By the end of May we've all probably been out to get annuals at the greenhouse. Here is my favorite, Weber's out in West Seneca. More importantly is how this overlooks an empty greenhouse from the old Majewski Nursery, once one of the biggest around, now evidence of an every changing structure in the horticultural business and industry.
A before image of a sizable project we worked in the 14213. I see this as a look into what a "Buffalo Garden" is and also evidence of how many people are moving into the neighborhood as we are constantly taking yards that haven't been cared for in years (a generation or two) and making them into clean useable spaces.

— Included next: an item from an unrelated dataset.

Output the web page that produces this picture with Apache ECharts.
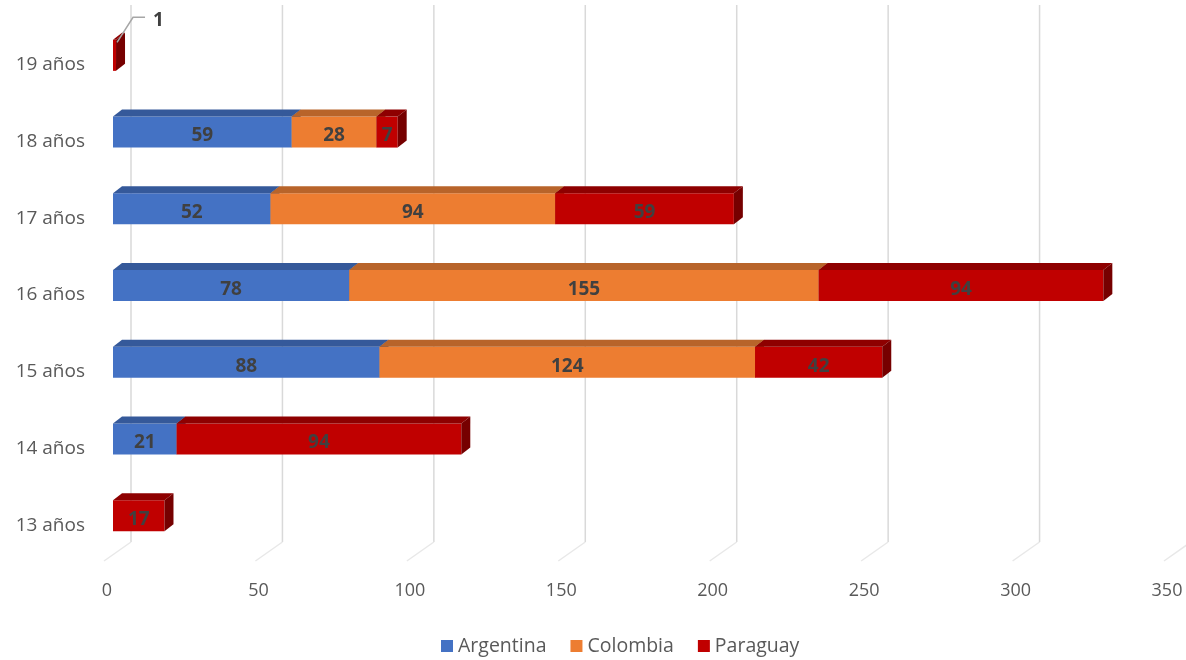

'Flame' Willow - We have been using this plant since the middle of last decade, back when Emily was working with me. She introduced it to me. You will find a close friend to this plant 'Scarlet Curls' Willow at "The Mansion on Delaware" from when we landscaped that together in +/- 2005. Here, I've harvested some from my backyard. Perhaps this is the precursor to arrangements Ferncroft and I will put together for a wedding this weekend at the Hotel Henri that feature long 5-6' branches of this Willow.
Spiraea x VanHouteii. I have a story to tell of this plant going back a shade over ten years now and how its influence changed the path of Buffalo Horticulture's thinking to what we are today. Here, this Spiraea, is at "The Territory," a collaborative art space and garden on Bidwell Parkway in the 14222.